E se esta última frase pareceu melosa, é porque faz jus, em parte, às intenções de Karim Aïnouz, que não esconde suas intenções melodramáticas ao comandar A Vida Invisível – intenções estas que, caso executadas por um cineasta menos talentoso, provavelmente resultariam em uma obra tão artificial quanto a pior das novelas das oito. Felizmente, Aïnouz é bem-sucedido em contornar os riscos de sua abordagem de maneira admirável, conferindo peso dramático a situações que tinham tudo para parecer novelescas, mas que são desenvolvidas com a delicadeza necessária. Além disso, sempre que o filme está prestes a sucumbir à cafonice água-com-açúcar, Aïnouz encontra um jeito de nos surpreender – um exemplo disso está na sequência ambientada num restaurante, que chega perto de soar como mera conveniência de roteiro, mas que acaba se transformando em uma ironia quase poética do destino.

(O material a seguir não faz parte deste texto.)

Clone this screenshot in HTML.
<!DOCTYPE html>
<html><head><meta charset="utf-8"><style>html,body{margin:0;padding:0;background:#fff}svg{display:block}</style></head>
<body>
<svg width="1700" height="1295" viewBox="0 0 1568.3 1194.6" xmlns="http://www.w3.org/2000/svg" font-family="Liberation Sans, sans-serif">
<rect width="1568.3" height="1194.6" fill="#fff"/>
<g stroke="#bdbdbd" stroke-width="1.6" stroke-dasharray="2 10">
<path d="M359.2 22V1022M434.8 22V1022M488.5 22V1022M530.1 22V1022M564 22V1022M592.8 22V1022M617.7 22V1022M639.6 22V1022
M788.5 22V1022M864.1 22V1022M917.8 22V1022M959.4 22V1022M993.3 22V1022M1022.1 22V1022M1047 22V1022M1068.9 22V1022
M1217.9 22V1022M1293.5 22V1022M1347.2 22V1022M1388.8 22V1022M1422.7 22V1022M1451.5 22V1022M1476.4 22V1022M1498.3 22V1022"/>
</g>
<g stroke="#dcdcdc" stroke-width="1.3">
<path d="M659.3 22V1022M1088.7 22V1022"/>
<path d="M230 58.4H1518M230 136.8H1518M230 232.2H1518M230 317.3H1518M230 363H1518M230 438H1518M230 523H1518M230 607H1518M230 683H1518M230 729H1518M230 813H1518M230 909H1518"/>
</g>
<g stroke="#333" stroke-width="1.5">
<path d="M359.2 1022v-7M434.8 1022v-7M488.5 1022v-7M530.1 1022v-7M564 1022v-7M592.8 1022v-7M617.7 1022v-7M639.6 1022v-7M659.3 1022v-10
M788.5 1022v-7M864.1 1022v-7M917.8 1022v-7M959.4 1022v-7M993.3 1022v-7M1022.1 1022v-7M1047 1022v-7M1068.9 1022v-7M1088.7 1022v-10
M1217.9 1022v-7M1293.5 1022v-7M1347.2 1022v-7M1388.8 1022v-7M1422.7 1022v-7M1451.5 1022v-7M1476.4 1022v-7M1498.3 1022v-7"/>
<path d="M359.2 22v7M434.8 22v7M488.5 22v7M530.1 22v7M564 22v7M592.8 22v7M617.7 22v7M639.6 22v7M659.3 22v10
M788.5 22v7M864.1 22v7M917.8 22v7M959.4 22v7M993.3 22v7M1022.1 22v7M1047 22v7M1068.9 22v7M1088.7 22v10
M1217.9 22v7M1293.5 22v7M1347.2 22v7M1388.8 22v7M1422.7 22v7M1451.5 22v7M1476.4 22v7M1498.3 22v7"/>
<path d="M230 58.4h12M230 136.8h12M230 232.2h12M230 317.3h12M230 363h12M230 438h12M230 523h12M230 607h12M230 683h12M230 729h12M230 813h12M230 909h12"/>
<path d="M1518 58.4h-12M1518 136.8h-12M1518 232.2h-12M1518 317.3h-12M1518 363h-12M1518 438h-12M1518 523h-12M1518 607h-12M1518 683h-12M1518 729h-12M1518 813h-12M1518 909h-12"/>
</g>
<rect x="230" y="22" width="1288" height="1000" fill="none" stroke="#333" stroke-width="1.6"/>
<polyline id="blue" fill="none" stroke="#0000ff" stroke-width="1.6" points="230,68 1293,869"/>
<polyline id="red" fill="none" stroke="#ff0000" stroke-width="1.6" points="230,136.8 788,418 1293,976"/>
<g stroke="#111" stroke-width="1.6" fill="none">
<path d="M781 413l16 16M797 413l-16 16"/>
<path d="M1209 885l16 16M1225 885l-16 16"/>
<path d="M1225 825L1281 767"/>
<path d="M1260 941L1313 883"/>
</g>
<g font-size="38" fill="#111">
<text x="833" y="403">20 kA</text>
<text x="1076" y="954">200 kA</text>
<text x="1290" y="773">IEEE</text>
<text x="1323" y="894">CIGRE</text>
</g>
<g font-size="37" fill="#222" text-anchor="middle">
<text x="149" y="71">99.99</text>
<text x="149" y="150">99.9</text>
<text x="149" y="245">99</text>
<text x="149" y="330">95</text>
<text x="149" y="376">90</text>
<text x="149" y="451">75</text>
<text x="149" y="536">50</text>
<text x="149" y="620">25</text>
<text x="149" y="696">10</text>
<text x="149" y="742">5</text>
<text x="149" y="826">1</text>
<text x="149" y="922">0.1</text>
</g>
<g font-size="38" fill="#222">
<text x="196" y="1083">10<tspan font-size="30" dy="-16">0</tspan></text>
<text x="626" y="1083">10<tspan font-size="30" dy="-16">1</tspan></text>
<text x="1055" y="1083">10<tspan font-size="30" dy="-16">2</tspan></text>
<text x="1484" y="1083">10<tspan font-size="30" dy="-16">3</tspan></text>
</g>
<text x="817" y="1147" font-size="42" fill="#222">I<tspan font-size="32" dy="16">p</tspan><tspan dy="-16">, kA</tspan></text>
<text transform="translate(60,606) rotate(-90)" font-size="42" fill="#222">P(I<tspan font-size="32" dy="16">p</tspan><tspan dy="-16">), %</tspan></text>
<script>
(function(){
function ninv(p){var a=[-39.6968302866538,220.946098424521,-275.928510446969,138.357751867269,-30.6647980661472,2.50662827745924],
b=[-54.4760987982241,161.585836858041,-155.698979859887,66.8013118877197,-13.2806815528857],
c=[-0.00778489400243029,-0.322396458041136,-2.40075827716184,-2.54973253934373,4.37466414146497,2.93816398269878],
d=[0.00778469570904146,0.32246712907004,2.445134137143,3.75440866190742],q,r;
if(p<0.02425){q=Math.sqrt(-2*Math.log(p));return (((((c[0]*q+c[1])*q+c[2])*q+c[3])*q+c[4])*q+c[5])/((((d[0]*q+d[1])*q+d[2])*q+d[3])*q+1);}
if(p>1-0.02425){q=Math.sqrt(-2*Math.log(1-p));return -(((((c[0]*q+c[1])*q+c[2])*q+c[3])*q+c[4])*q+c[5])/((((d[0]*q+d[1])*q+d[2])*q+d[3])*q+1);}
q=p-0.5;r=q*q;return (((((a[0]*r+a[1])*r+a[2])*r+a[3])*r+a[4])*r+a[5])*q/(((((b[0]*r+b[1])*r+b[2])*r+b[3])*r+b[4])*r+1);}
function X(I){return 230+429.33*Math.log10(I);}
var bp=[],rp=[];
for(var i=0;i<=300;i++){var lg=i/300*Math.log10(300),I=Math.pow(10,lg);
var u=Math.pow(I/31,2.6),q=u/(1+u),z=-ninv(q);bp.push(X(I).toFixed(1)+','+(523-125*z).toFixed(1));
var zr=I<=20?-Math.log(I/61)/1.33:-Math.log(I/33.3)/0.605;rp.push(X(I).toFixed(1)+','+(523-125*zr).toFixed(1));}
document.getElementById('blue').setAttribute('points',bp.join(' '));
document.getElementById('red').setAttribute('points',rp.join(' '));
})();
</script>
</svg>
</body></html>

Ainda assim, A Vida Invisível pertence mesmo a Julia Stockler e a Carol Duarte, que criam personagens com personalidades obviamente contrastantes, mas que se complementam de forma tão natural que acaba sendo difícil imaginá-las separadas (o que faz a barreira que o roteiro impõe entre elas soar ainda mais dolorosa): a primeira retrata Guida como a dona da jornada mais trágica da narrativa, não se deixando definir pelo desprezo de seu terrível pai ou pelo menosprezo de seus colegas de trabalho homens; já a segunda estabelece Eurídice como uma mulher que, ao contrário de sua irmã, cedeu às imposições/vontades dos homens ao seu redor, desperdiçando seu potencial como pianista justamente por ser subjugada não só pelo pai, mas pelo marido Atenor (com o qual divide uma relação totalmente fria e impessoal). Para completar, a presença de Fernanda Montenegro no terceiro ato funciona não apenas pelo fato de ser Fernanda Montenegro (o que já seria o suficiente), mas também por representar o resultado trágico de décadas e décadas de diminuição diante dos machos-alfas que a cercaram.
Neste sentido, A Vida Invisível pode até se passar na década de 1940, mas o problema retratado aqui se estende até os dias de hoje; o que, por si só, é um forte testemunho de como a Sociedade evoluiu bem menos do que deveria ao longo dos últimos 70 anos. O sexismo, portanto, sempre foi especialista em arruinar vidas promissoras, calando inúmeras vozes graças a uma construção social destrutiva – e, desta forma, é compreensível que a luta por uma voz seja não apenas prudente, mas fundamental. Afinal, imaginem a quantidade de talentos que deixamos de conhecer porque o mundo foi cruel demais para deixá-los brilhar.